One thing I like about your photos is you take the effort to accentuate the parts that us guitar nerds like. The neatness of the routing or the different shades of the colour. Most people tend to take guitar photos in a way that would make the average person think it's a nice photo. Yours do that to some extent but they mostly unapologetically say 'this one is for all you guitar nerds out there on the internet'.
I'll just give you guys a quick photo update on this one. I strung it up with a prototype guard, then didn't have chance to do anything with it for a few months. Now I've made it a new anodised aluminium guard, I've replaced the green on the headstock with black, and it's just waiting on some white tuners and I'll be done:
The 1Meg push-pull on the volume knob is a jag-style bass-cut, and the one on the tone knob is a phase switch for the bridge pickup. The rotary does bridge/parallel/neck/series. Otherwise it's stock Jag wiring.
lorez wrote:it looks great but what happened to the middle pickup you were planning?
In that picture at the top? That's a completely different guitar - a replica of a Yamaha SG-3 I'm planning. That was what I originally bought these Peter Leonard pickups I'm using for, but I've stolen them for this in the meantime.
This is my first time reading this thread and may I just say, that is an amazing looking guitar.

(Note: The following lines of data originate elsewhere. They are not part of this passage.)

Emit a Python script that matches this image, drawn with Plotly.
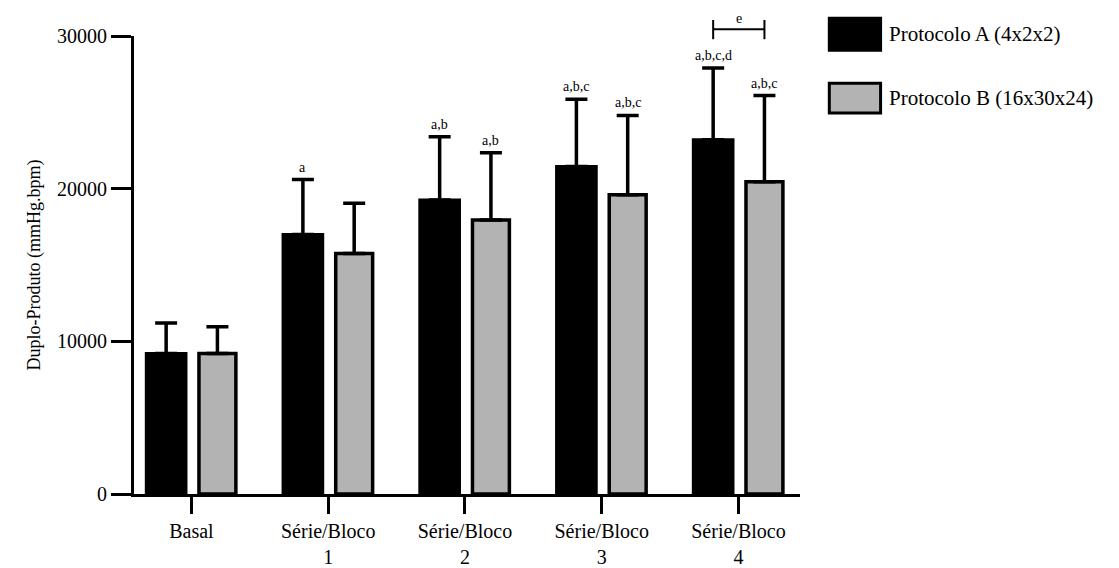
import plotly.graph_objects as go

categories = ["Basal", "Série/Bloco<br>1", "Série/Bloco<br>2", "Série/Bloco<br>3", "Série/Bloco<br>4"]
prot_a_mean = [9200, 17000, 19250, 21450, 23200]
prot_a_sd = [2000, 3600, 4150, 4400, 4700]
prot_b_mean = [9200, 15750, 17950, 19600, 20450]
prot_b_sd = [1750, 3300, 4400, 5200, 5650]
labels_a = ["", "a", "a,b", "a,b,c", "a,b,c,d"]
labels_b = ["", "", "a,b", "a,b,c", "a,b,c"]
series_names = ["Protocolo A (4x2x2)", "Protocolo B (16x30x24)"]
y_ticks = [0, 10000, 20000, 30000]

x = list(range(len(categories)))
FONT = "Liberation Serif"
W = 0.29
OFF_A = -0.33
OFF_B = 0.055

fig = go.Figure()
fig.add_trace(go.Bar(
    x=x, y=prot_a_mean, width=W, offset=OFF_A,
    marker=dict(color="black", line=dict(color="black", width=3)),
    error_y=dict(type="data", symmetric=False, array=prot_a_sd, arrayminus=[0]*5,
                 color="black", thickness=3.5, width=11),
    name=series_names[0], showlegend=False,
))
fig.add_trace(go.Bar(
    x=x, y=prot_b_mean, width=W - 0.02, offset=OFF_B,
    marker=dict(color="#b3b3b3", line=dict(color="black", width=3.5)),
    error_y=dict(type="data", symmetric=False, array=prot_b_sd, arrayminus=[0]*5,
                 color="black", thickness=3.5, width=11),
    name=series_names[1], showlegend=False,
))

annotations = []
for i in x:
    if labels_a[i]:
        annotations.append(dict(x=i + OFF_A + W / 2, y=prot_a_mean[i] + prot_a_sd[i],
                                xref="x", yref="y", text=labels_a[i], showarrow=False,
                                yanchor="bottom", yshift=3,
                                font=dict(family=FONT, size=14, color="black")))
    if labels_b[i]:
        annotations.append(dict(x=i + OFF_B + (W - 0.02) / 2, y=prot_b_mean[i] + prot_b_sd[i],
                                xref="x", yref="y", text=labels_b[i], showarrow=False,
                                yanchor="bottom", yshift=3,
                                font=dict(family=FONT, size=14, color="black")))

# significance bracket "e" between the two protocols at Série/Bloco 4
xa = 4 + OFF_A + W / 2
xb = 4 + OFF_B + (W - 0.02) / 2
shapes = [
    dict(type="line", xref="x", yref="paper", x0=xa, x1=xb, y0=1.015, y1=1.015,
         line=dict(color="black", width=2)),
    dict(type="line", xref="x", yref="paper", x0=xa, x1=xa, y0=0.993, y1=1.035,
         line=dict(color="black", width=2)),
    dict(type="line", xref="x", yref="paper", x0=xb, x1=xb, y0=0.993, y1=1.035,
         line=dict(color="black", width=2)),
]
annotations.append(dict(x=(xa + xb) / 2, y=1.017, xref="x", yref="paper", text="e",
                        showarrow=False, yanchor="bottom",
                        font=dict(family=FONT, size=14, color="black")))

# custom legend (large swatches)
legend_fill = ["black", "#b3b3b3"]
legend_y = [(1.039, 0.969), (0.897, 0.832)]
for k in range(2):
    shapes.append(dict(type="rect", xref="paper", yref="paper",
                       x0=1.044, x1=1.121, y0=legend_y[k][1], y1=legend_y[k][0],
                       fillcolor=legend_fill[k], line=dict(color="black", width=3)))
    annotations.append(dict(x=1.131, y=(legend_y[k][0] + legend_y[k][1]) / 2,
                            xref="paper", yref="paper", text=series_names[k],
                            showarrow=False, xanchor="left", yanchor="middle",
                            font=dict(family=FONT, size=21, color="black")))

fig.update_layout(
    width=1111, height=560,
    margin=dict(l=126, r=319, t=28, b=74, autoexpand=False),
    paper_bgcolor="white", plot_bgcolor="white",
    barmode="group",
    font=dict(family=FONT, size=20, color="black"),
    shapes=shapes, annotations=annotations,
)
fig.update_xaxes(
    range=[-0.42, 4.45], tickvals=x, ticktext=categories,
    showline=True, linecolor="black", linewidth=3,
    ticks="outside", ticklen=17, tickwidth=3, tickcolor="black",
    showgrid=False, zeroline=False, automargin=False,
    tickfont=dict(family=FONT, size=20, color="black"),
)
fig.update_yaxes(
    range=[0, 30000], tickvals=y_ticks, ticktext=[str(v) for v in y_ticks],
    showline=True, linecolor="black", linewidth=3,
    ticks="outside", ticklen=20, tickwidth=3, tickcolor="black",
    showgrid=False, zeroline=False, automargin=False,
    title=dict(text="Duplo-Produto (mmHg.bpm)", font=dict(family=FONT, size=18, color="black"),
               standoff=12),
    tickfont=dict(family=FONT, size=20, color="black"),
)

fig.write_html("out.html")
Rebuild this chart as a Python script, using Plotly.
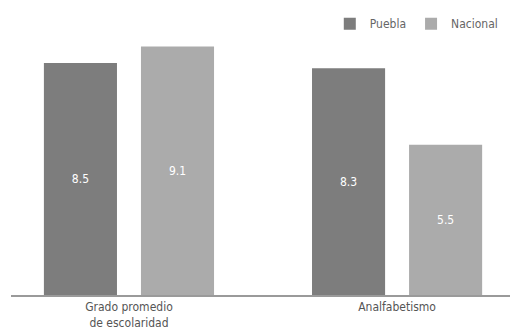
import plotly.graph_objects as go

categories = ["Grado promedio<br>de escolaridad", "Analfabetismo"]
puebla = [8.5, 8.3]
nacional = [9.1, 5.5]
series_names = ["Puebla", "Nacional"]

FONT = "DejaVu Sans Condensed, Liberation Sans Narrow, Roboto, sans-serif"

fig = go.Figure()
fig.add_trace(go.Bar(
    x=categories, y=puebla, name=series_names[0],
    marker=dict(color="#7d7d7d", line=dict(width=0)),
    text=[f"{v:.1f}" for v in puebla], textposition="inside",
    insidetextanchor="middle",
    textfont=dict(color="white", size=12, family=FONT),
))
fig.add_trace(go.Bar(
    x=categories, y=nacional, name=series_names[1],
    marker=dict(color="#ababab", line=dict(width=0)),
    text=[f"{v:.1f}" for v in nacional], textposition="inside",
    insidetextanchor="middle",
    textfont=dict(color="white", size=12, family=FONT),
))

fig.update_layout(
    width=510, height=325,
    margin=dict(l=3, r=0, t=0, b=38, autoexpand=False),
    paper_bgcolor="white", plot_bgcolor="white",
    barmode="group", bargap=0.276, bargroupgap=0.247,
    font=dict(family=FONT, color="#555555", size=12),
    showlegend=True,
    legend=dict(orientation="h", x=0.97, xanchor="right", y=0.945, yanchor="middle",
                font=dict(size=12, color="#666666", family=FONT),
                bgcolor="rgba(0,0,0,0)"),
    xaxis=dict(range=[-0.440, 1.451], showline=True, linecolor="#9a9a9a", linewidth=1.5,
               ticks="", showgrid=False, zeroline=False, automargin=False,
               tickfont=dict(size=12, color="#555555", family=FONT)),
    yaxis=dict(range=[0, 10.51], visible=False, showgrid=False, zeroline=False),
    uniformtext=dict(minsize=8, mode="show"),
)

fig.write_html("out.html")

Really great work man.
Doog wrote:"And every day after high school, the young Kurt would sit down with his soldering iron and oscilloscope, to work on what come to be known as the Boss DS-1, the world's first guitar distortion pedal."
Couldn't for the life of me find conversion bushings to fit 1/4" Kluson shafts in my 10mm F-tuner holes, so I've just had to drill some 6mm ones out to fit:
Result:
Just needs the neck back on and stringing up now - completed pics later today, all being well.